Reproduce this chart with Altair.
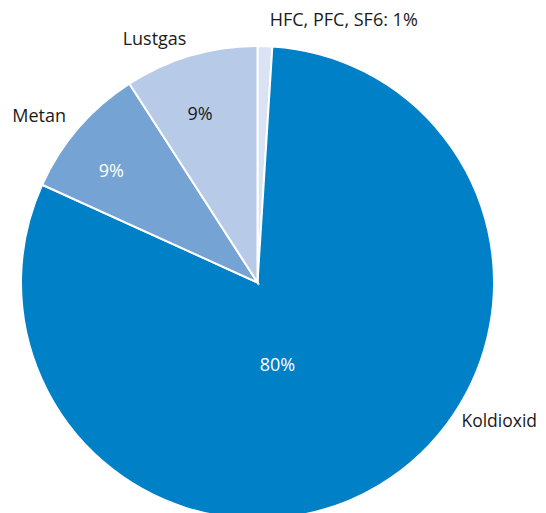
import altair as alt
import pandas as pd

categories = ["HFC, PFC, SF6", "Koldioxid", "Metan", "Lustgas"]
values = [1.0, 80.7, 9.1, 9.1]
pct_labels = ["1%", "80%", "9%", "9%"]
colors = ["#DAE3F3", "#0080C6", "#74A3D4", "#B7CBE8"]

df = pd.DataFrame({
    "cat": categories,
    "value": values,
    "pct": pct_labels,
    "idx": list(range(len(categories))),
})

CX, CY, R = 249.5, 274.5, 236.5
FONT = "Open Sans"

base = alt.Chart(df).encode(
    theta=alt.Theta("value:Q", stack=True),
    order=alt.Order("idx:O"),
    x=alt.value(CX),
    y=alt.value(CY),
)

pie = base.mark_arc(radius=R, stroke="white", strokeWidth=2).encode(
    color=alt.Color("cat:N", scale=alt.Scale(domain=categories, range=colors), legend=None)
)


def label(cat, text_expr, radius, dx, dy, color, size=18):
    return base.transform_calculate(
        lab=f"datum.cat === '{cat}' ? {text_expr} : ''"
    ).mark_text(
        radius=radius, dx=dx, dy=dy, font=FONT, fontSize=size, color=color,
        align="center", baseline="middle"
    ).encode(text="lab:N")


layers = [
    pie,
    label("Koldioxid", "datum.pct", 97, -30, 0, "white"),
    label("Metan", "datum.pct", 180, -10, 7, "white"),
    label("Lustgas", "datum.pct", 175, -8, 0, "#1a1a1a"),
    label("Koldioxid", "datum.cat", 250, 113, -75, "#1a1a1a", 17.5),
    label("Metan", "datum.cat", 270, -14, 11, "#1a1a1a"),
    label("Lustgas", "datum.cat", 255, -31, 2, "#1a1a1a"),
    label("HFC, PFC, SF6", "datum.cat + ': ' + datum.pct", 262, 78, 0, "#1a1a1a"),
]

chart = alt.layer(*layers).properties(
    width=530, height=510,
    autosize=alt.AutoSizeParams(type="none"),
    padding=0,
).configure_view(stroke=None)

chart.save("out.html", embed_options={"renderer": "svg", "actions": False})
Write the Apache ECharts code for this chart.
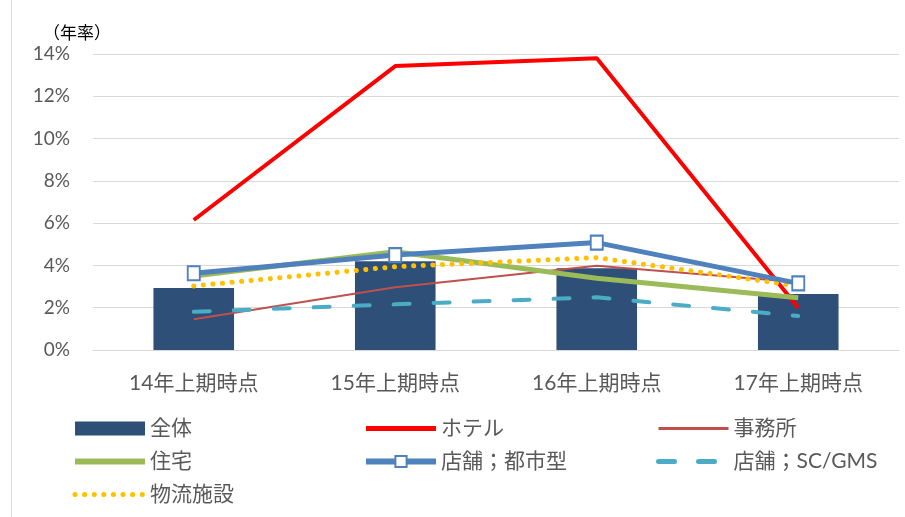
<!DOCTYPE html>
<html><head><meta charset="utf-8">
<script src="https://cdn.jsdelivr.net/npm/echarts@6/dist/echarts.min.js"></script>
<style>html,body{margin:0;padding:0;background:#fff}#c{width:905px;height:517px}</style>
</head><body><div id="c"></div>
<script>
const categories = ['14年上期時点','15年上期時点','16年上期時点','17年上期時点'];
const yTicks = [0,2,4,6,8,10,12,14];
const zentai = [2.93, 4.2, 3.87, 2.65];
const hotel = [6.15, 13.43, 13.8, 2.0];
const jimusho = [1.45, 2.97, 3.99, 3.2];
const jutaku = [3.5, 4.65, 3.39, 2.47];
const toshi = [3.63, 4.49, 5.08, 3.15];
const scgms = [1.81, 2.16, 2.49, 1.61];
const butsuryu = [3.03, 3.94, 4.37, 3.03];

const FONT = 'Lato, "Noto Sans CJK JP", sans-serif';
const chart = echarts.init(document.getElementById('c'), null, {renderer:'canvas'});
const legendText = {color:'#595959', fontSize:21, lineHeight:20, fontFamily:FONT};
function lg(items, left){
  return {data:items, orient:'vertical', left:left, top:413, itemWidth:70, itemHeight:14, itemGap:12,
    textStyle:legendText, selectedMode:false};
}
const hide = {opacity:0};
chart.setOption({
  animation:false,
  title:{text:'（年率）', left:38, top:20, textStyle:{fontSize:17, fontWeight:'normal', color:'#000', fontFamily:FONT}},
  graphic:[{type:'line', shape:{x1:11.5,y1:0,x2:11.5,y2:517}, style:{stroke:'#d9d9d9', lineWidth:1}}],
  grid:{left:93, right:6, top:54, bottom:167, containLabel:false},
  legend:[
    lg([{name:'全体', icon:'rect'}, {name:'住宅', itemStyle:hide, lineStyle:{width:6}}, {name:'物流施設', itemStyle:hide, lineStyle:{width:5}}], 67),
    lg([{name:'ホテル', itemStyle:hide, lineStyle:{width:5}}, {name:'店舗；都市型', lineStyle:{width:6}}], 358),
    lg([{name:'事務所', itemStyle:hide, lineStyle:{width:3}}, {name:'店舗；SC/GMS', itemStyle:hide, lineStyle:{width:5}}], 651)
  ],
  xAxis:{type:'category', data:categories,
    axisLine:{lineStyle:{color:'#d9d9d9'}}, axisTick:{show:false},
    axisLabel:{color:'#595959', fontSize:21, margin:23, fontFamily:FONT}},
  yAxis:{type:'value', min:yTicks[0], max:yTicks[yTicks.length-1], interval:2,
    axisLine:{show:false}, axisTick:{show:false},
    splitLine:{lineStyle:{color:'#d9d9d9'}},
    axisLabel:{formatter:'{value}%', color:'#595959', fontSize:19, margin:23, fontFamily:FONT}},
  series:[
    {name:'全体', type:'bar', data:zentai, barWidth:'40%', itemStyle:{color:'#2E4F77'}},
    {name:'ホテル', type:'line', data:hotel, symbol:'none', lineStyle:{color:'#FF0000', width:4}, itemStyle:{color:'#FF0000'}},
    {name:'事務所', type:'line', data:jimusho, symbol:'none', lineStyle:{color:'#C0504D', width:2}, itemStyle:{color:'#C0504D'}},
    {name:'住宅', type:'line', data:jutaku, symbol:'none', lineStyle:{color:'#9BBB59', width:5}, itemStyle:{color:'#9BBB59'}},
    {name:'店舗；SC/GMS', type:'line', data:scgms, symbol:'none', lineStyle:{color:'#4BACC6', width:4, type:[16,24], cap:'round'}, itemStyle:{color:'#4BACC6'}},
    {name:'物流施設', type:'line', data:butsuryu, symbol:'none', lineStyle:{color:'#FFC000', width:5, type:[0.1,9.5], cap:'round'}, itemStyle:{color:'#FFC000'}},
    {name:'店舗；都市型', type:'line', data:toshi, symbol:'rect', symbolSize:[12,14], lineStyle:{color:'#4F81BD', width:5},
      itemStyle:{color:'#fff', borderColor:'#4F81BD', borderWidth:2}}
  ]
});
</script></body></html>
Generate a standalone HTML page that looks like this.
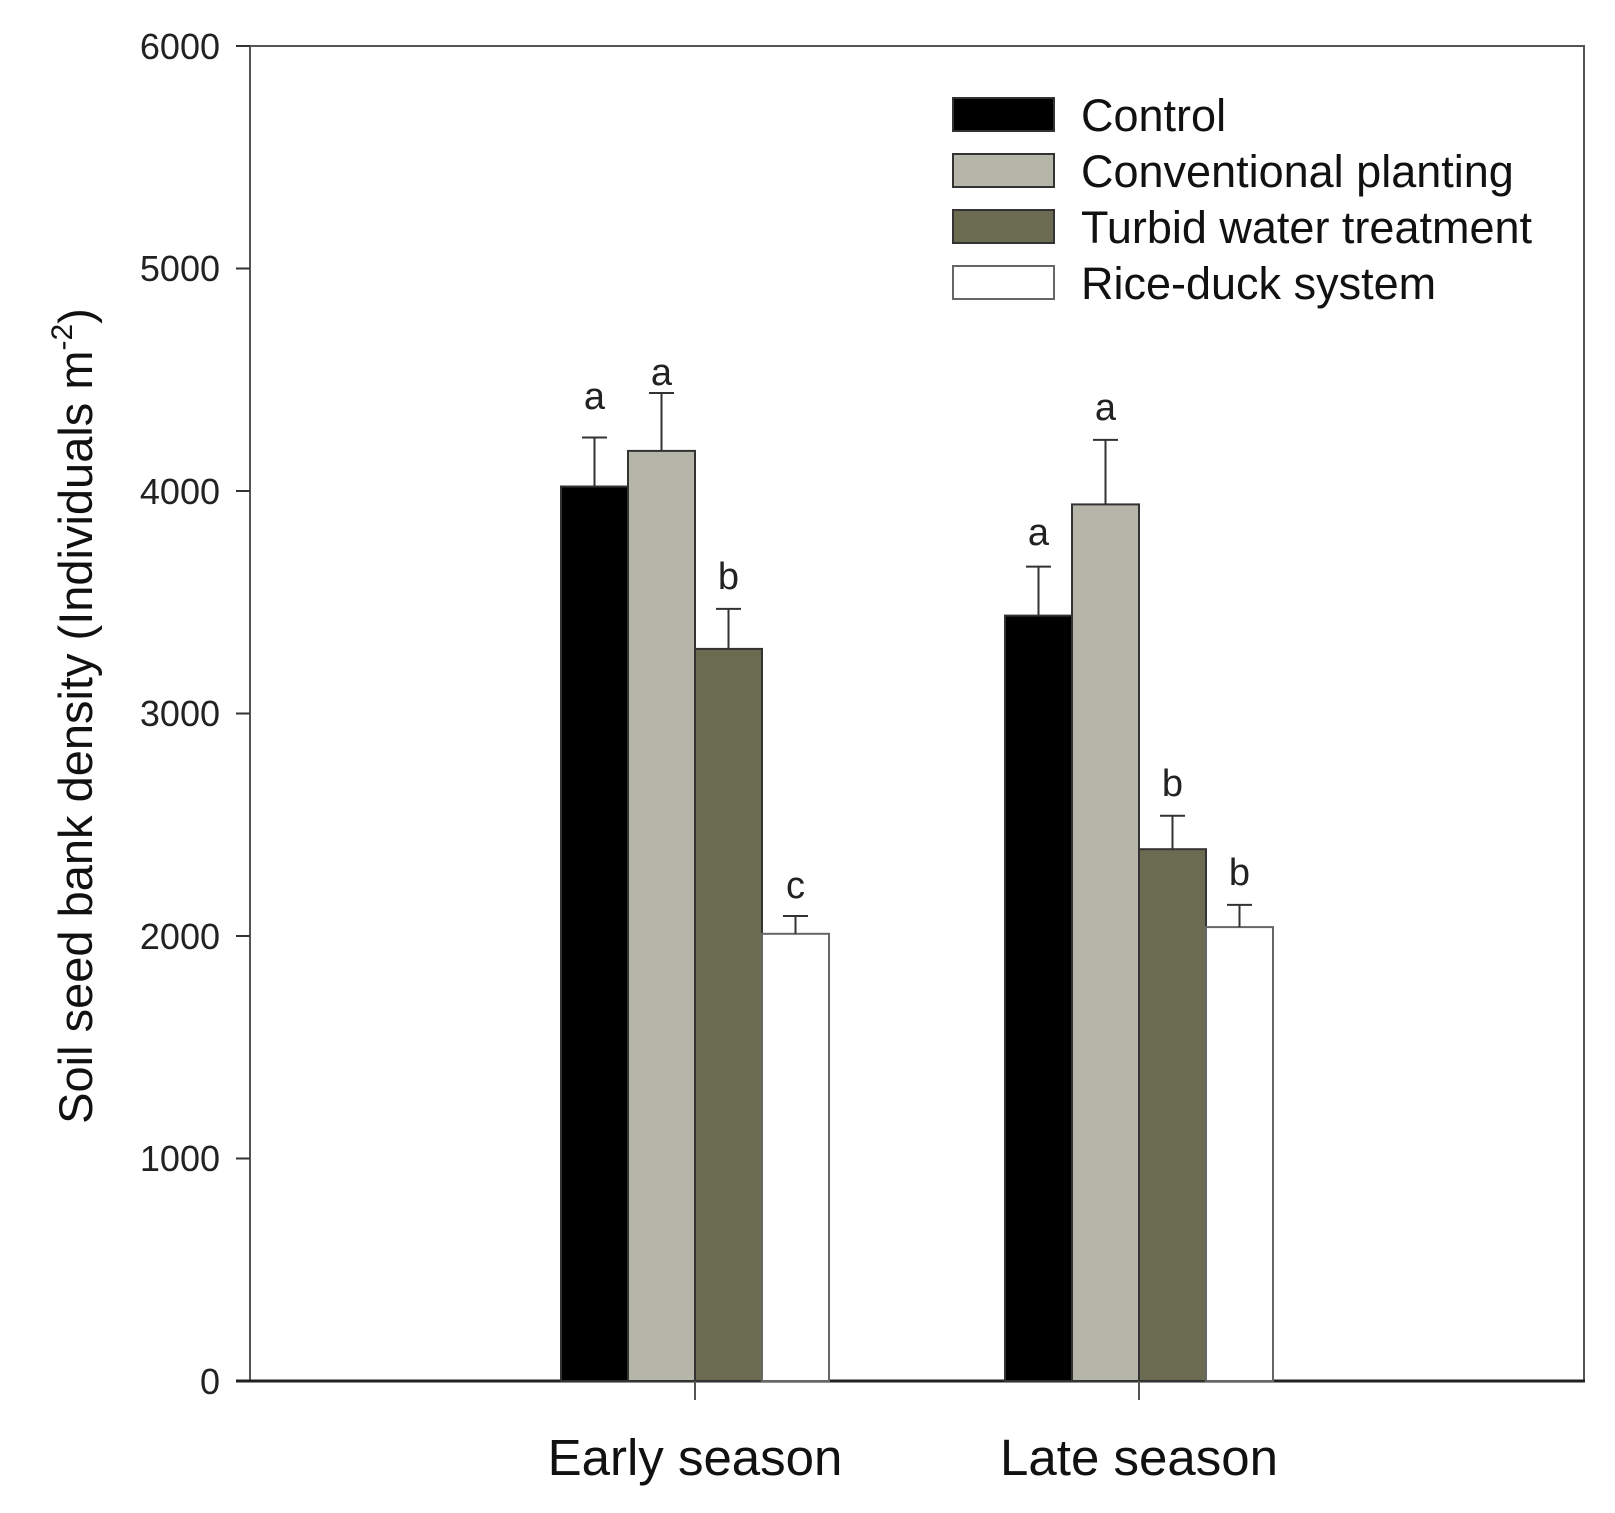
<!DOCTYPE html>
<html><head><meta charset="utf-8"><style>
html,body{margin:0;padding:0;background:#fff;}
svg{display:block;font-family:"Liberation Sans",Arial,sans-serif;}
</style></head><body>
<svg width="1615" height="1513" viewBox="0 0 1615 1513" xmlns="http://www.w3.org/2000/svg">
<rect width="1615" height="1513" fill="#fff"/>
<rect x="250" y="46" width="1334" height="1335" fill="none" stroke="#555" stroke-width="2"/>
<line x1="236" y1="1381" x2="1585" y2="1381" stroke="#222" stroke-width="3"/>
<g stroke="#333" stroke-width="2">
<line x1="236" y1="46" x2="250" y2="46"/>
<line x1="236" y1="268.5" x2="250" y2="268.5"/>
<line x1="236" y1="491" x2="250" y2="491"/>
<line x1="236" y1="713.5" x2="250" y2="713.5"/>
<line x1="236" y1="936" x2="250" y2="936"/>
<line x1="236" y1="1158.5" x2="250" y2="1158.5"/>
</g>
<g font-size="36" fill="#222" text-anchor="end">
<text x="220" y="59">6000</text>
<text x="220" y="281">5000</text>
<text x="220" y="504">4000</text>
<text x="220" y="726">3000</text>
<text x="220" y="949">2000</text>
<text x="220" y="1171">1000</text>
<text x="220" y="1394">0</text>
</g>
<g stroke="#333" stroke-width="2">
<rect x="561" y="486.5" width="67" height="894.5" fill="#000"/>
<rect x="628" y="450.9" width="67" height="930.1" fill="#b5b5a9"/>
<rect x="695" y="648.9" width="67" height="732.1" fill="#6b6b52"/>
<rect x="762" y="933.8" width="67" height="447.2" fill="#fff" stroke="#666"/>
<rect x="1005" y="615.6" width="67" height="765.4" fill="#000"/>
<rect x="1072" y="504.4" width="67" height="876.6" fill="#b5b5a9"/>
<rect x="1139" y="849.2" width="67" height="531.8" fill="#6b6b52"/>
<rect x="1206" y="927.1" width="67" height="453.9" fill="#fff" stroke="#666"/>
</g>
<g stroke="#333" stroke-width="2">
<path d="M594.5 486.5V437.5M582 437.5H607"/>
<path d="M661.5 450.9V393M649 393H674"/>
<path d="M728.5 648.9V608.9M716 608.9H741"/>
<path d="M795.5 933.8V916M783 916H808"/>
<path d="M1038.5 615.6V566.6M1026 566.6H1051"/>
<path d="M1105.5 504.4V439.9M1093 439.9H1118"/>
<path d="M1172.5 849.2V815.8M1160 815.8H1185"/>
<path d="M1239.5 927.1V904.9M1227 904.9H1252"/>
</g>
<g font-size="38" fill="#222" text-anchor="middle">
<text x="594.5" y="409">a</text>
<text x="661.5" y="385">a</text>
<text x="728.5" y="589">b</text>
<text x="795.5" y="898">c</text>
<text x="1038.5" y="545">a</text>
<text x="1105.5" y="420">a</text>
<text x="1172.5" y="796">b</text>
<text x="1239.5" y="885">b</text>
</g>
<g stroke="#555" stroke-width="2">
<line x1="695" y1="1381" x2="695" y2="1400"/>
<line x1="1139" y1="1381" x2="1139" y2="1400"/>
</g>
<g font-size="51" fill="#111" text-anchor="middle">
<text x="695" y="1475">Early season</text>
<text x="1139" y="1475">Late season</text>
</g>
<text transform="translate(92,716) rotate(-90)" font-size="47" fill="#111" text-anchor="middle">Soil seed bank density (Individuals m<tspan dy="-20" font-size="30">-2</tspan><tspan dy="20">)</tspan></text>
<g stroke="#333" stroke-width="2">
<rect x="953" y="98" width="101" height="33" fill="#000"/>
<rect x="953" y="154" width="101" height="33" fill="#b5b5a9"/>
<rect x="953" y="210" width="101" height="33" fill="#6b6b52"/>
<rect x="953" y="266" width="101" height="33" fill="#fff" stroke="#666"/>
</g>
<g font-size="45" fill="#111">
<text x="1081" y="131">Control</text>
<text x="1081" y="187">Conventional planting</text>
<text x="1081" y="243">Turbid water treatment</text>
<text x="1081" y="299">Rice-duck system</text>
</g>
</svg>
</body></html>
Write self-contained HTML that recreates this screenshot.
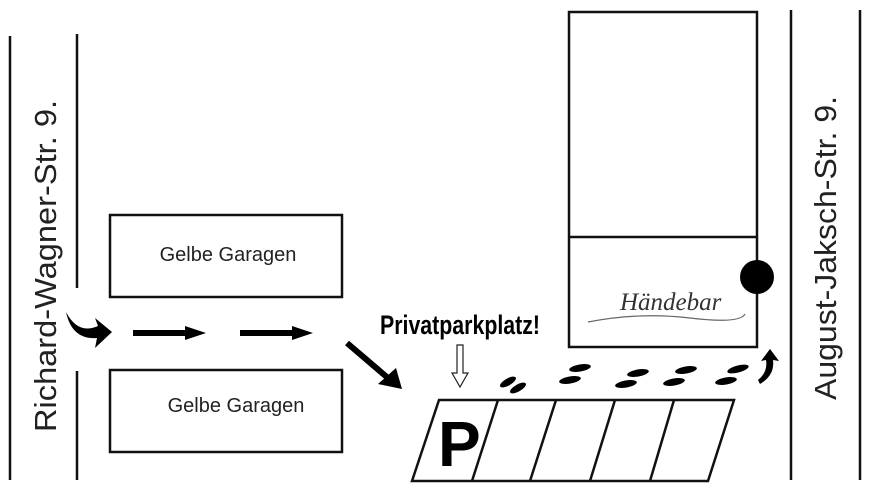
<!DOCTYPE html>
<html><head><style>body{margin:0;background:#fff}svg{display:block}</style></head><body>
<svg width="870" height="487" viewBox="0 0 870 487" xmlns="http://www.w3.org/2000/svg">
<g stroke="#111" stroke-width="2.5" fill="none">
<line x1="10" y1="36" x2="10" y2="480"/>
<line x1="77" y1="34" x2="77" y2="288"/>
<line x1="77" y1="371" x2="77" y2="480"/>
<line x1="791" y1="10" x2="791" y2="480"/>
<line x1="860" y1="10" x2="860" y2="480"/>
<rect x="110" y="215" width="232" height="82"/>
<rect x="110" y="370" width="232" height="82"/>
<rect x="569" y="12" width="188" height="335"/>
<line x1="569" y1="237" x2="757" y2="237"/>
<polygon points="439,400 734,400 708,481 412,481"/>
<line x1="498" y1="400" x2="472" y2="481"/>
<line x1="556" y1="400" x2="530" y2="481"/>
<line x1="615" y1="400" x2="590" y2="481"/>
<line x1="674" y1="400" x2="650" y2="481"/>
</g>
<circle cx="757" cy="277" r="17" fill="#000"/>
<g font-family="'Liberation Sans',sans-serif" fill="#222">
<text x="0" y="0" font-size="31" text-anchor="middle" textLength="332" lengthAdjust="spacingAndGlyphs" transform="translate(56,266) rotate(-90)">Richard-Wagner-Str. 9.</text>
<text x="0" y="0" font-size="31" text-anchor="middle" textLength="304" lengthAdjust="spacingAndGlyphs" transform="translate(836,248) rotate(-90)">August-Jaksch-Str. 9.</text>
<text x="228" y="261" font-size="20" text-anchor="middle">Gelbe Garagen</text>
<text x="236" y="412" font-size="20" text-anchor="middle">Gelbe Garagen</text>
</g>
<text x="380" y="334" font-family="'Liberation Sans',sans-serif" font-weight="bold" font-size="27" textLength="160" lengthAdjust="spacingAndGlyphs" fill="#000">Privatparkplatz!</text>
<text x="438" y="466" font-family="'Liberation Sans',sans-serif" font-weight="bold" font-size="64" fill="#000">P</text>
<text x="620" y="310" font-family="'Liberation Serif',serif" font-style="italic" font-size="25" fill="#333">Händebar</text>
<path d="M588 322 Q640 312 690 318 T745 314" stroke="#666" stroke-width="1.2" fill="none"/>
<g fill="#000">
<path d="M66 312 Q78 335 98 326 L95 318 L112 332 L95 348 L97 338 Q72 340 66 312Z"/>
<rect x="133" y="330" width="52" height="6"/><polygon points="185,326 206,333 185,340"/>
<rect x="240" y="330" width="52" height="6"/><polygon points="292,326 313,333 292,340"/>
<line x1="347" y1="343" x2="388" y2="378" stroke="#000" stroke-width="6"/>
<polygon points="378,384 396,368 402,389"/>
<path d="M758 380 Q768 372 766 360 L761 361 L770 349 L779 361 L773 360 Q775 375 760 384Z"/>
<ellipse cx="508" cy="382" rx="9" ry="3.5" transform="rotate(-30 508 382)"/>
<ellipse cx="518" cy="388" rx="9" ry="3.5" transform="rotate(-30 518 388)"/>
<ellipse cx="580" cy="368" rx="11" ry="3.5" transform="rotate(-10 580 368)"/>
<ellipse cx="570" cy="380" rx="11" ry="3.5" transform="rotate(-10 570 380)"/>
<ellipse cx="638" cy="373" rx="11" ry="3.5" transform="rotate(-10 638 373)"/>
<ellipse cx="626" cy="384" rx="11" ry="3.5" transform="rotate(-10 626 384)"/>
<ellipse cx="686" cy="370" rx="11" ry="3.5" transform="rotate(-10 686 370)"/>
<ellipse cx="674" cy="382" rx="11" ry="3.5" transform="rotate(-10 674 382)"/>
<ellipse cx="738" cy="369" rx="11" ry="3.5" transform="rotate(-15 738 369)"/>
<ellipse cx="726" cy="381" rx="11" ry="3.5" transform="rotate(-10 726 381)"/>
</g>
<path d="M457 345 L463 345 L463 373 L468 373 L460 387 L452 373 L457 373Z" fill="#fff" stroke="#222" stroke-width="1.2"/>
</svg>
</body></html>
===
Collect every line above that contains the word "this".

▶ _Written solution_:
Reproduce this chart with Altair.
Write the Apache ECharts code for this chart.
Generate a standalone HTML page that looks like this.
Write self-contained HTML that recreates this screenshot.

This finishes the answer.